By Broc Bridges
Jeremy McGrath left Honda just before the start of the 1997 season, leaving the Honda team scrambling to find their next title-chaser for the first time since 1993. Kawasaki’s Jeff Emig would deny them the crown that year, with McGrath all but running away with the title in 1998 for Yamaha. Hungry to regain the title back in 1999, Honda built an all-star roster that included Ezra Lusk, Sebastian Tortelli, Kevin Windham, and Mickael Pichon. With Mike LaRocco also riding for Amsoil Honda (albeit separate from the factory team), Honda’s Red roster was poised for victory at the dawn of the new millennium.
Newly-refurbished Angel Stadium became only the seventh venue at the time to host multiple races in a season, a tradition that carries on to this day. Competitive murmurs emanated from non-red and blue tents in the pits; Suzuki lauding the powerful prowess of team members Greg Albertyn (who would later that same summer take the Motocross title) and Larry Ward (who would go on to win round 4 in Seattle, right before A2). Kawasaki also felt they had a Championship caliber team with ’97 victor Emig and a rookie Ricky Carmichael who already had three titles under his belt (1998 125SX & 1997-1998 125MX). In fact, a host of competitive Premier Class riders such as Damon Huffman, Tim Ferry, Robbie Reynard, and Steve Lamson were included in the January 9th season opener in Anaheim; the first of many A1’s to come.
When the dust settled on qualifying it was Lusk and McGrath with heat race victories, Pichon and Windham in the semis, and a beleaguered Emig and Huffman coming across 1-2 in the LCQ. Also qualifying were Honda’s LaRocco, Tortelli, and Brock Sellards; Yamaha’s John Dowd, Stephane Roncada, Jimmy Button, David Vuillemin, Lamson, and Ferry; Suzuki’s Albertyn, Ward, Reynard and Phil Lawrence; and Kawasaki’s Carmichael meant there were no less than 16 full-on factory-backed racers lining up for the Main Event and four others with factory support. This opener was a true who’s-who of 90’s Supercross racing as it made up 61 percent of wins in the 90’s and 70 percent of the titles. Jeff Stanton, Damon Bradshaw, and JM Bayle dominated from 1990-1992 before leaving the sport to the new generation which weighs the percentage down a little bit. As it seems to be year after year, this was one of the strongest gates Supercross has seen so far.

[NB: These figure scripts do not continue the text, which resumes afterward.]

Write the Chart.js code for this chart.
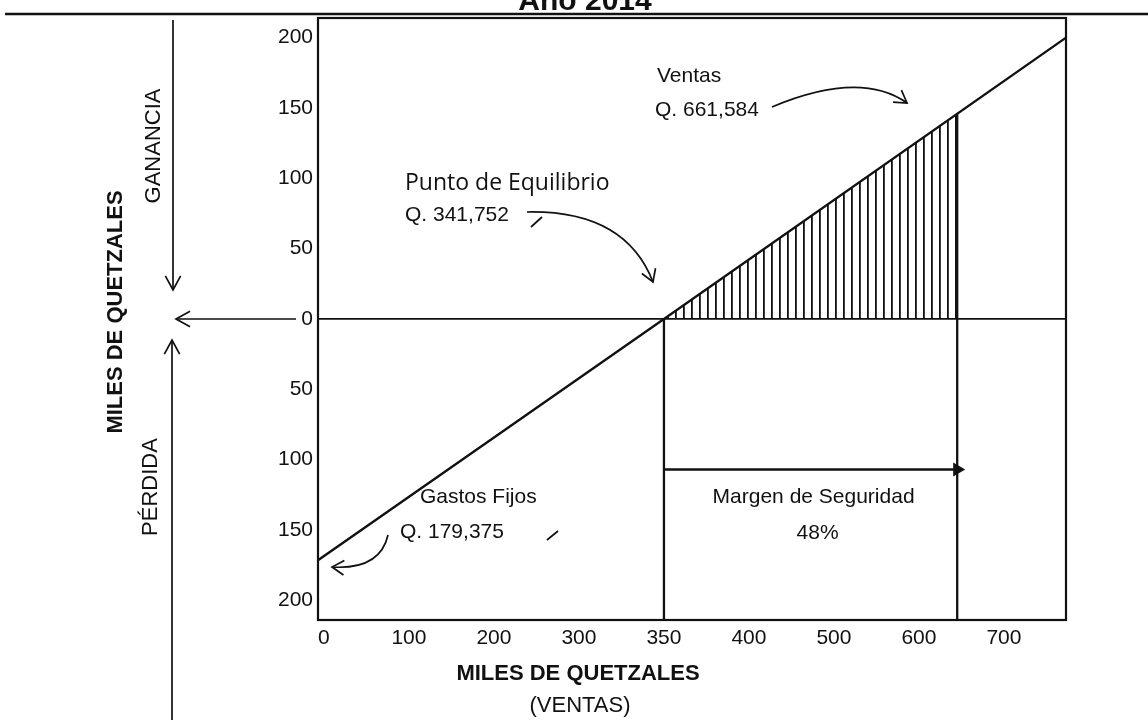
<!DOCTYPE html>
<html lang="es">
  <head>
    <meta charset="UTF-8" />
    <title>Punto de Equilibrio - Año 2014</title>
    <script src="https://cdn.jsdelivr.net/npm/chart.js"></script>
    <style>
      html, body { margin: 0; padding: 0; background: #fff; }
      #chart { display: block; }
    </style>
  </head>
  <body>
    <canvas id="chart" width="1148" height="720"></canvas>

    <script>
      // values in miles de quetzales
      const xTicks = [0, 100, 200, 300, 350, 400, 500, 600, 700];
      const yTicks = [-200, -150, -100, -50, 0, 50, 100, 150, 200];
      const xRange = [-7, 773];
      const yRange = [-214, 214];

      const salesX = [-7, 350, 773];
      const salesY = [-171.5, 0, 200];

      const breakevenX = 350;
      const salesLevelX = 645;
      const profitAtSales = 146;
      const marginArrowY = -107;

      const FONT = "'Liberation Sans', Arial, sans-serif";
      const INK = "#111";

      // the drawing spaces the tick labels evenly, so map values piecewise between them
      function toSlot(v) {
        const t = xTicks, n = t.length;
        let i = 0;
        if (v >= t[n - 1]) i = n - 2;
        else if (v > t[0]) while (v > t[i + 1]) i++;
        return i + (v - t[i]) / (t[i + 1] - t[i]);
      }
      function fromSlot(s) {
        const t = xTicks, n = t.length;
        const i = Math.max(0, Math.min(n - 2, Math.floor(s)));
        return t[i] + (s - i) * (t[i + 1] - t[i]);
      }

      class SlotScale extends Chart.LinearScale {
        static id = "slot";
        buildTicks() {
          return xTicks.map((v) => ({ value: v }));
        }
        getPixelForValue(v) {
          const a = toSlot(this.min), b = toSlot(this.max);
          return this.getPixelForDecimal((toSlot(v) - a) / (b - a));
        }
        getValueForPixel(p) {
          const a = toSlot(this.min), b = toSlot(this.max);
          return fromSlot(a + this.getDecimalForPixel(p) * (b - a));
        }
      }
      Chart.register(SlotScale);

      function makeHatch() {
        const c = document.createElement("canvas");
        c.width = 8;
        c.height = 8;
        const g = c.getContext("2d");
        g.fillStyle = INK;
        g.fillRect(3, 0, 1.8, 8);
        return g.createPattern(c, "repeat");
      }

      function text(ctx, s, x, y, opts = {}) {
        ctx.save();
        ctx.font = (opts.bold ? "bold " : "") + (opts.size || 21) + "px " + (opts.family || FONT);
        ctx.fillStyle = INK;
        ctx.textAlign = opts.align || "left";
        ctx.textBaseline = opts.baseline || "middle";
        ctx.translate(x, y);
        if (opts.rot) ctx.rotate(opts.rot);
        ctx.fillText(s, 0, 0);
        ctx.restore();
      }

      function line(ctx, pts, w = 1.7) {
        ctx.beginPath();
        ctx.moveTo(pts[0][0], pts[0][1]);
        for (let i = 1; i < pts.length; i++) ctx.lineTo(pts[i][0], pts[i][1]);
        ctx.lineWidth = w;
        ctx.stroke();
      }

      // open "V" head at (x, y) pointing along angle a
      function head(ctx, x, y, a, len = 14, spread = 0.55) {
        line(ctx, [
          [x - len * Math.cos(a - spread), y - len * Math.sin(a - spread)],
          [x, y],
          [x - len * Math.cos(a + spread), y - len * Math.sin(a + spread)],
        ]);
      }

      function curveArrow(ctx, p0, c, p1) {
        ctx.beginPath();
        ctx.moveTo(p0[0], p0[1]);
        ctx.quadraticCurveTo(c[0], c[1], p1[0], p1[1]);
        ctx.lineWidth = 1.7;
        ctx.stroke();
        head(ctx, p1[0], p1[1], Math.atan2(p1[1] - c[1], p1[0] - c[0]));
      }

      const decorations = {
        id: "decorations",
        beforeDraw(chart) {
          const ctx = chart.ctx;
          ctx.save();
          ctx.fillStyle = "#fff";
          ctx.fillRect(0, 0, chart.width, chart.height);
          ctx.restore();
        },
        afterDraw(chart) {
          const ctx = chart.ctx;
          const { left, right, top, bottom } = chart.chartArea;
          ctx.save();
          ctx.strokeStyle = INK;
          ctx.lineCap = "butt";

          // title (cut by the page top) and rule
          text(ctx, "Año 2014", 585, 10, { bold: true, size: 30, align: "center", baseline: "alphabetic" });
          line(ctx, [[5, 14], [chart.width, 14]], 2.4);

          // frame
          ctx.lineWidth = 2.2;
          ctx.strokeRect(left, top, right - left, bottom - top);

          // left side captions
          text(ctx, "MILES DE QUETZALES", 116, 312, { bold: true, size: 22, align: "center", rot: -Math.PI / 2 });
          text(ctx, "GANANCIA", 154, 146, { size: 22, align: "center", rot: -Math.PI / 2 });
          text(ctx, "PÉRDIDA", 151, 487, { size: 22, align: "center", rot: -Math.PI / 2 });

          line(ctx, [[173, 20], [173, 290]]);
          head(ctx, 173, 290, Math.PI / 2, 16, 0.5);
          line(ctx, [[176, 319], [296, 319]]);
          head(ctx, 176, 319, Math.PI, 16, 0.5);
          line(ctx, [[172, 720], [172, 340]]);
          head(ctx, 172, 340, -Math.PI / 2, 16, 0.5);

          // x axis captions
          text(ctx, "MILES DE QUETZALES", 578, 674, { bold: true, size: 22, align: "center" });
          text(ctx, "(VENTAS)", 580, 706, { size: 22, align: "center" });

          // annotations
          text(ctx, "Ventas", 657, 76);
          text(ctx, "Q. 661,584", 655, 110);
          curveArrow(ctx, [772, 107], [860, 70], [907, 103]);

          text(ctx, "Punto de Equilibrio", 405, 183, { family: "'Open Sans', 'Noto Sans', sans-serif", size: 23 });
          text(ctx, "Q. 341,752", 405, 215);
          curveArrow(ctx, [527, 212], [625, 210], [653, 282]);
          line(ctx, [[531, 227], [542, 217]]);

          text(ctx, "Gastos Fijos", 420, 497);
          text(ctx, "Q. 179,375", 400, 532);
          curveArrow(ctx, [388, 535], [380, 570], [332, 567]);
          line(ctx, [[547, 540], [558, 531]]);

          const xs = chart.scales.x;
          const mid = (xs.getPixelForValue(breakevenX) + xs.getPixelForValue(salesLevelX)) / 2;
          text(ctx, "Margen de Seguridad", mid + 3, 497, { align: "center" });
          text(ctx, "48%", mid + 7, 533, { align: "center" });

          ctx.restore();
        },
      };

      const pts = (xs, ys) => xs.map((x, i) => ({ x: x, y: ys[i] }));
      const yBottom = yRange[0];

      const lineStyle = {
        borderColor: INK,
        borderWidth: 2.3,
        pointRadius: 0,
        fill: false,
        tension: 0,
      };

      new Chart(document.getElementById("chart"), {
        type: "line",
        data: {
          datasets: [
            {
              label: "Zona de ganancia",
              data: pts([breakevenX, salesLevelX], [0, profitAtSales]),
              borderWidth: 0,
              pointRadius: 0,
              fill: "origin",
              backgroundColor: makeHatch(),
            },
            Object.assign({ label: "Ventas", data: pts(salesX, salesY) }, lineStyle),
            Object.assign(
              { label: "Equilibrio", data: pts([breakevenX, breakevenX], [0, yBottom]) },
              lineStyle
            ),
            Object.assign(
              { label: "Nivel de ventas", data: pts([salesLevelX, salesLevelX], [profitAtSales, yBottom]) },
              lineStyle
            ),
            Object.assign(
              { label: "Margen", data: pts([breakevenX, salesLevelX], [marginArrowY, marginArrowY]) },
              lineStyle,
              {
                pointRadius: [0, 8],
                pointStyle: "triangle",
                rotation: 90,
                pointBackgroundColor: INK,
                pointBorderWidth: 0,
              }
            ),
          ],
        },
        options: {
          responsive: false,
          animation: false,
          layout: { padding: { top: 18, right: 82, bottom: 0, left: 0 } },
          plugins: {
            legend: { display: false },
            tooltip: { enabled: false },
          },
          scales: {
            x: {
              type: "slot",
              min: xRange[0],
              max: xRange[1],
              grid: { display: false, drawTicks: false },
              border: { display: false },
              ticks: {
                autoSkip: false,
                maxRotation: 0,
                padding: 6,
                color: INK,
                font: { family: FONT, size: 21 },
                callback: (v) => String(v),
              },
              afterFit: (s) => { s.height = 100; },
            },
            y: {
              type: "linear",
              min: yRange[0],
              max: yRange[1],
              afterBuildTicks: (s) => { s.ticks = yTicks.map((v) => ({ value: v })); },
              grid: {
                drawTicks: false,
                lineWidth: 1.7,
                color: (c) => (c.tick && c.tick.value === 0 ? INK : "rgba(0,0,0,0)"),
              },
              border: { display: false },
              ticks: {
                padding: 5,
                color: INK,
                font: { family: FONT, size: 21 },
                callback: (v) => String(Math.abs(v)),
              },
              afterFit: (s) => { s.width = 318; },
            },
          },
        },
        plugins: [decorations],
      });
    </script>
  </body>
</html>
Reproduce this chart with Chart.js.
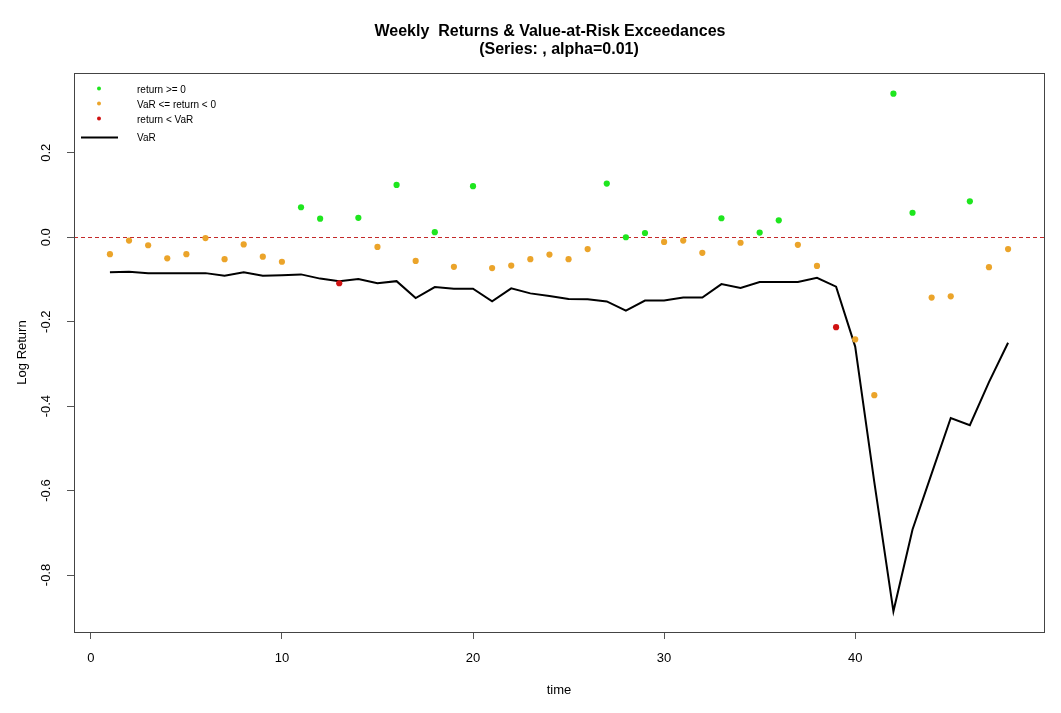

“I’m pretty surprised, to be honest with you. I didn’t expect to win. I hadn’t really reached my peak yet. I haven’t been training as long as I did last year, because I just came back from the arm injury. I just figured to get stronger as the season went. To go out and win the first race, I guess I was as strong as everybody else was.” Despite being a factory-backed favorite to win the race, audiences were stunned that that quote wasn’t delivered by the 7-time Anaheim winning, five time Champion McGrath, nor the 1997 champion Emig nor even the rookie phenom Carmichael– it was south Georgia’s own country boy Ezra Lusk.
Mickael Pichon, winner of the 125SX Eastern Regional titles in 1995-1996, got the hole-shot on his Honda and would soon be passed by Larry Ward. Wardy led for almost the entire first half of the 20-lap main before Lusk charged from third-place to take the lead and never looked back. Pichon eventually moved into second while Amsoil Honda’s LaRocco nabbed the final podium spot to complete a Honda podium sweep in the Opener, the fourth time in history that had happened, and since then only once in 2004 for Yamaha with Chad Reed, Vuillemin, and Ferry.
Kevin Windham, Honda’s newest addition to the squad, bounced around from fifth to seventh but would make a late charge to finish in fourth completing an unheard of “ultra-sweep” with Honda finishing in 1st-4th place, the first time ever in Supercross history, and still the only ultra-sweep there has ever been in an incredible 742 rounds of the sport. If McGrath continued to perform at a seventh-place level as was the case in this particular opener, it would be safe to say that Honda could sweep the season.
However, McGrath reeled off five straight wins to put Lusk, LaRocco, and Pichon behind him in the points for an impressive 2nd-4th point standings finish for Honda by season’s end. It wouldn’t be until Kawasaki rookie Carmichael jumped on red before they would capture that elusive title three seasons later in 2002. Carmichael and McGrath would come together multiple times during this 1999 A1 Main Event, foreshadowing the 2000-2002 seasons where they became fierce competitive rivals. McGrath T-boned Carmichael and went down ending his seven race win streak in the stadium.
In almost every Supercross race there is a portent, crazy one-off stat, or just downright incredible race (if not all three at a time). Having included all three by the century’s end, the 1999 Anaheim Opener dawned a new future for the sport.